Clara Immerwahr, Klaus Mann, la famille Bass : les destins du XXème siècle ne cessent d'obséder Mathieu Bertholet. Cette fois-ci, c'est Rosa Luxemburg qui est au coeur de l'histoire. Mais Bertholet ne tient pas à raconter juste la vie de cette femme passionnée, convaincue, courageuse. Ici encore, dans ces moments où l'Europe brûle, bascule, révolutionne, où un monde disparaît pour laisser la place au nôtre, Bertholet modèle un morceau de l'Histoire, de l'aventure des Idéologies, des batailles politiques et de ces idées pour lesquelles Rosa s'est battue, pour lesquelles elle a été enfermée, pour lesquelles elle est morte. Des idées, lapidées à coups de monuments, qui semblent aujourd'hui plus que jamais mériter notre attention renouvelée.
Dans un même élan, dans un même travail, rendre abordable à la fois un pan de l'Histoire, quelques idées politiques et une forme théâtrale. En revenir, un peu, à Brecht, à Marx, à Müller. Continuer dans la lancée des précédentes créations de la compagnie MuFuThe et tisser la scène en entremêlant une écriture, les corps, souffles et voix des comédiens, au travers d'un travail choral et chorégraphique. Continuer encore d'ouvrir cette démarche, de la rendre publique dès le début des répétitions, en conviant des lycéens à participer aux entraînements physiques de la compagnie, en invitant tout un chacun à assister aux répétitions,... Cette création se veut multiple. Multiple parce que ce spectacle se créera dans plusieurs lieux : en Valais, à Genève et au Théâtre de Gennevilliers. Créations à chaque fois parce que neuves, transformées, évoluées, adaptées à chaque fois. Le texte se teintera du contexte politico-économique de chaque moment et de chaque espace (La Belle-Usine et son passé de centrale électrique pour une fabrique de munitions résonne avec la lutte pacifiste de Rosa, alors que le T2G, théâtre de tradition brechtienne dans une banlieue ouvrière et communiste corporalise une forme concrète de la lutte de Rosa.). Le décor, la lumière, pensés dès le départ comme protéiformes, rempliront chaque lieu en entier de leur existence.

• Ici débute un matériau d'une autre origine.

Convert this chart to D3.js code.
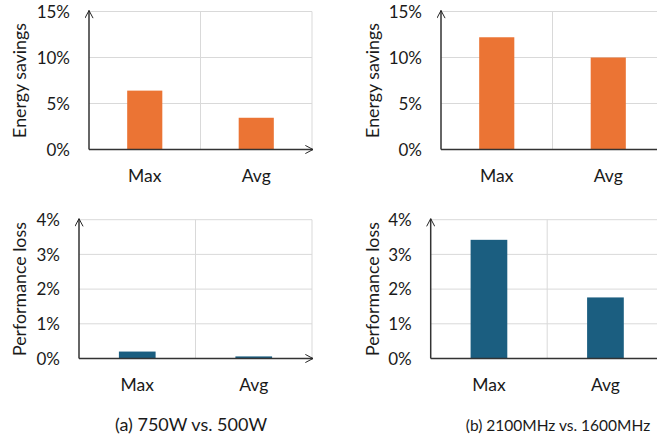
<!DOCTYPE html>
<html><head><meta charset="utf-8">
<script src="https://cdn.jsdelivr.net/npm/d3@7"></script>
<style>
html,body{margin:0;padding:0;background:#fff;}
svg{display:block;font-family:Lato, "Open Sans", sans-serif;}
</style></head>
<body>
<svg id="chart" width="657" height="436"></svg>
<script>
// ---- data ----
const categories = ["Max", "Avg"];
const energyA = [6.4, 3.45];   // (a) energy savings %
const energyB = [12.2, 10.0];  // (b) energy savings %
const perfA = [0.2, 0.06];     // (a) performance loss %
const perfB = [3.42, 1.76];    // (b) performance loss %
const energyTicks = [0, 5, 10, 15];
const perfTicks = [0, 1, 2, 3, 4];
const captions = ["(a) 750W vs. 500W", "(b) 2100MHz vs. 1600MHz"];
const yTitles = ["Energy savings", "Performance loss"];

const orange = "#eb7434", blue = "#1b5e80";
const svg = d3.select("#chart");
const defs = svg.append("defs");
defs.append("marker").attr("id","arr").attr("viewBox","0 0 10 10")
  .attr("refX",9.5).attr("refY",5).attr("markerWidth",9).attr("markerHeight",9)
  .attr("markerUnits","userSpaceOnUse").attr("orient","auto")
  .append("path").attr("d","M1,0.5 L9.5,5 L1,9.5").attr("fill","none")
  .attr("stroke","#222").attr("stroke-width",1.1);

const panels = [
  {vals: energyA, ticks: energyTicks, max: 15, color: orange, title: yTitles[0], L: 89, R: 312, T: 11.5, B: 149.5, tx: 20},
  {vals: energyB, ticks: energyTicks, max: 15, color: orange, title: yTitles[0], L: 441, R: 664, T: 11.5, B: 149.5, tx: 373},
  {vals: perfA, ticks: perfTicks, max: 4, color: blue, title: yTitles[1], L: 79, R: 312, T: 219.7, B: 358.5, tx: 20},
  {vals: perfB, ticks: perfTicks, max: 4, color: blue, title: yTitles[1], L: 430.7, R: 663.7, T: 219.7, B: 358.5, tx: 373}
];

panels.forEach(p => {
  const g = svg.append("g");
  const x = d3.scaleBand().domain(categories).range([p.L, p.R]).paddingInner(0.685).paddingOuter(0.3425);
  const y = d3.scaleLinear().domain([0, p.max]).range([p.B, p.T]);
  const step = x.step();
  g.selectAll(".hg").data(p.ticks.slice(1)).join("line")
    .attr("x1", p.L).attr("x2", p.R).attr("y1", d => y(d)).attr("y2", d => y(d))
    .attr("stroke", "#d9d9d9").attr("stroke-width", 1);
  g.selectAll(".vg").data(categories).join("line")
    .attr("x1", d => x(d) - x.paddingOuter()*step + step).attr("x2", d => x(d) - x.paddingOuter()*step + step)
    .attr("y1", p.T).attr("y2", p.B)
    .attr("stroke", "#d9d9d9").attr("stroke-width", 1);
  g.selectAll(".bar").data(p.vals).join("rect")
    .attr("x", (d,i) => x(categories[i])).attr("width", x.bandwidth())
    .attr("y", d => y(d)).attr("height", d => y(0) - y(d))
    .attr("fill", p.color);
  g.selectAll(".tl").data(p.ticks).join("text")
    .attr("x", p.L - 19).attr("y", d => y(d)).attr("dy", "0.36em")
    .attr("text-anchor", "end").attr("font-size", 17).attr("fill", "#1a1a1a")
    .text(d => d + "%");
  g.selectAll(".cl").data(categories).join("text")
    .attr("x", d => x(d) + x.bandwidth()/2).attr("y", p.B + 32.5)
    .attr("text-anchor", "middle").attr("font-size", 17.5).attr("fill", "#1a1a1a")
    .text(d => d);
  g.append("line").attr("x1", p.L).attr("x2", p.L).attr("y1", p.B).attr("y2", p.T - 1)
    .attr("stroke", "#333").attr("stroke-width", 1.5).attr("marker-end", "url(#arr)");
  g.append("line").attr("x1", p.L).attr("x2", p.R + 1).attr("y1", p.B).attr("y2", p.B)
    .attr("stroke", "#333").attr("stroke-width", 1.5).attr("marker-end", "url(#arr)");
  g.append("text").attr("transform", `translate(${p.tx},${(p.T + p.B)/2}) rotate(-90)`)
    .attr("dy", "0.36em").attr("text-anchor", "middle").attr("font-size", 17.8).attr("fill", "#1a1a1a")
    .text(p.title);
});

svg.selectAll(".cap").data(captions).join("text")
  .attr("x", (d,i) => [191, 558][i]).attr("y", 431)
  .attr("text-anchor", "middle").attr("font-size", (d,i) => [18, 15.5][i]).attr("fill", "#1a1a1a")
  .text(d => d);
</script>
</body></html>
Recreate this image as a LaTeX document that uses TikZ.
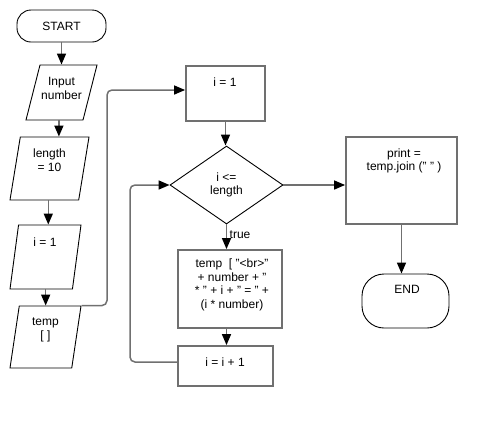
\documentclass[tikz,border=0pt]{standalone}
\usepackage{fontspec}
\setmainfont{Liberation Sans}
\usetikzlibrary{shapes.geometric, arrows.meta}
\definecolor{linegray}{HTML}{707070}

\begin{document}
\begin{tikzpicture}[x=1pt, y=-1pt,
    every node/.style={font=\fontsize{12}{13.5}\selectfont, align=center, inner sep=0pt},
    term/.style={draw=black, line width=0.9pt, rectangle},
    io/.style={draw=black, line width=0.9pt, trapezium, trapezium stretches=true, inner sep=3pt},
    proc/.style={draw=linegray, line width=1.8pt, rectangle},
    decision/.style={draw=black, line width=0.9pt, diamond},
    flow/.style={draw=linegray, line width=1.5pt, -{Triangle[length=11pt, width=9pt, color=black]}}
]
    % Page size
    \useasboundingbox (0,0) rectangle (497,426);

    % Left column
    \node[term, rounded corners=14pt, minimum width=89, minimum height=32] (start) at (61.5,26) {START};
    \node[io, trapezium left angle=72, trapezium right angle=108, minimum width=71, minimum height=55] (input) at (61.5,92.5) {};
    \node[io, trapezium left angle=80, trapezium right angle=100, minimum width=79, minimum height=63] (length) at (49.5,168.5) {};
    \node[io, trapezium left angle=81, trapezium right angle=99, minimum width=71, minimum height=64] (setone) at (45.5,257) {};
    \node[io, trapezium left angle=80, trapezium right angle=100, minimum width=71, minimum height=62] (empty) at (45.5,337) {};

    % Loop column
    \node[proc, minimum width=79, minimum height=55] (init) at (225.5,93.5) {};
    \node[decision, minimum width=113, minimum height=78] (cond) at (226.5,185) {i <=\\length};
    \node[proc, minimum width=104, minimum height=78] (push) at (230,289) {};
    \node[proc, minimum width=95, minimum height=40] (incr) at (225.5,366) {};

    % Right column
    \node[proc, minimum width=111, minimum height=87] (output) at (401.5,180.5) {};
    \node[term, rounded corners=22pt, minimum width=87, minimum height=54] (stop) at (405.5,301) {};

    % Labels
    \node (input-t) at (61.5,88.5) {Input\\number};
    \node (length-t) at (49.5,160) {length\\= 10};
    \node (setone-t) at (45,242) {i = 1};
    \node (empty-t) at (45.5,330) {temp\\{[ ]}};
    \node (init-t) at (225,82) {i = 1};
    \node (push-t) at (232,285) {temp\ \ [ "<br>"\\+ number + "\\* " + i + " = " +\\(i * number)};
    \node (incr-t) at (225,362) {i = i + 1};
    \node (output-t) at (404,161) {print =\\temp.join (" " )};
    \node (stop-t) at (407,289) {END};
    \node[anchor=west] (true-t) at (229.5,235) {true};

    % Connectors
    \draw[flow] (start.south) -- (start.south |- input.north);
    \draw[flow] ([xshift=4.5pt]input.bottom side) coordinate (a1) -- (a1 |- length.north);
    \draw[flow] ([xshift=4pt]length.bottom side) coordinate (a2) -- (a2 |- setone.north);
    \draw[flow] ([xshift=4.5pt]setone.bottom side) coordinate (a3) -- (a3 |- empty.north);

    \coordinate (feed) at (107,200);
    \coordinate (init-in) at ([yshift=3.5pt]init.west);
    \draw[flow, rounded corners=5pt] (empty.top right corner) -- (empty.top right corner -| feed)
        -- (feed |- init-in) -- (init-in);

    \draw[flow] (init.south) -- (init.south |- cond.north);
    \draw[flow] (cond.south) -- (cond.south |- push.north);
    \draw[flow] (cond.south |- push.south) -- (cond.south |- incr.north);

    \coordinate (back) at (130,300);
    \coordinate (incr-out) at ([yshift=4pt]incr.west);
    \draw[flow, rounded corners=5pt] (incr-out) -- (incr-out -| back) -- (back |- cond.west) -- (cond.west);

    \draw[flow] (cond.east) -- (cond.east -| output.west);
    \draw[flow] (output.south) -- (output.south |- stop.north);
\end{tikzpicture}
\end{document}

Non pas comme s'il était à l'origine, mais plutôt comme s'il était un pré-texte. Que racontera-t-il de la vie de cette femme ? Comme pour revenir un peu dans un passé personnel, Bertholet se replonge dans une biographie berlinoise, cette ville qu'il a bien connue et où les noms propres de cette pièce à venir résonnent à tous les coins de rue : Liebknecht, Marx, Engels, Bismark, Kaiser Wilhelm...
Rosa a passé 834 jours en prison. Des jours seule. Des jours avec ses livres. Des jours à se souvenir de ses livres, de ses amis. Des jours à écouter les bruits de la rue traverser les barreaux. Des jours à attendre des visites. Des jours à s'en réjouir. D'autres à souffrir de leur départ. Tous les jours à penser. Un monde autrement.
Étendre, étaler le théâtre de ses pensées : les visites rêvées de Marx, de Leo Jogiches (À la fois partenaire de lutte et partenaire d'une longue période de sa vie, Léo est polonais comme elle. Ils se rencontrent ä Zurich, montent à Berlin ensemble, et ne se quitteront que pour des courtes périodes de disputes. Né dans une riche famille, il est aussi un soutien financier pour Rosa), de Lénine, de Clara Zetkin (Femme communiste allemande), de cette fille-mère à l'enfant qui hurle de l'autre côté de la cour, des oiseaux, les images de ces fleurs qu'elle fait pousser dans un coin de cour, ces lettres qui déçoivent parce qu'on a trop attendu pour les ouvrir…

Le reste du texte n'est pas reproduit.